Calls to scrap transgender requirement are 'totally out of touch'

 (Photo: Unsplash)

MPs are wrong to suggest that transgender people should no longer have to live for two years in their chosen gender being receiving legal recognition, The Christian Institute has said.

The cross-party Women and Equalities Committee said this week that the two-year period should be scrapped because there is "no clear, accepted or agreed definition of what living like a man or a woman is".

"The requirement also risks entrenching outdated and unacceptable gender stereotypes," it added.

The committee also called for an end to the current requirement of a medical diagnosis to legally change gender.

Following a public consultation, the government said in September 2020 that both requirements would remain and that "the balance struck in this legislation is correct".

Simon Calvert, of The Christian Institute, said the committee's recommendation was "totally out of touch" and would "jeopardise the safety of vulnerable young people".

He said the two-year period was "crucial" to giving people enough time "for genuine reflection and reconsideration".

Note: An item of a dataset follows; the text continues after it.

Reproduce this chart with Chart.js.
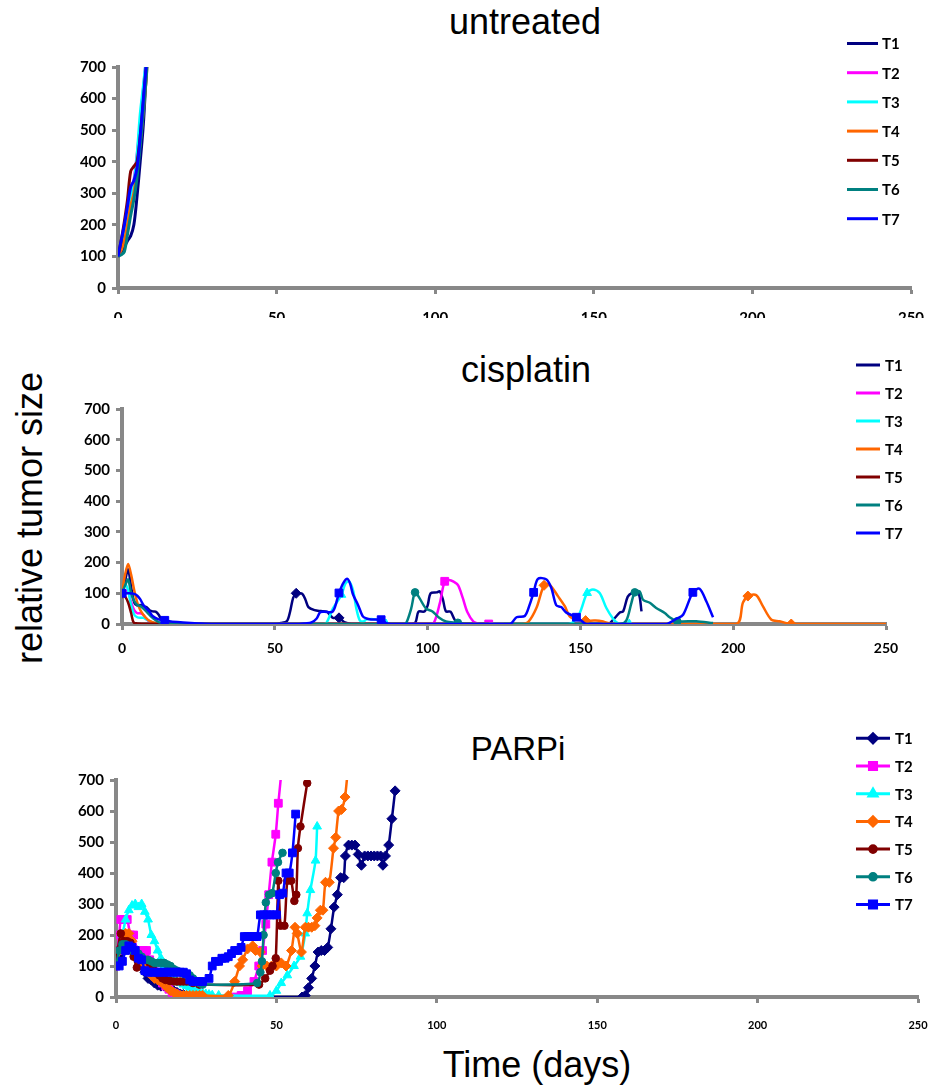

Calvert pointed to polling last week in Scotland in which nearly three quarters of the public said that people wishing to change their gender should be assessed by medical professionals. 

"The Government has already rejected calls for self-ID, and the public is increasingly against it.  Polling last week in Scotland probably reflects the position across the UK as a whole," he said. 

He added that gender self-identification was "a danger to women", as shown by a recent case in which a physically male prisoner who identified as female sexually assaulted two inmates after being placed in a women's prison.

"It inevitably undermines female-only spaces," he said.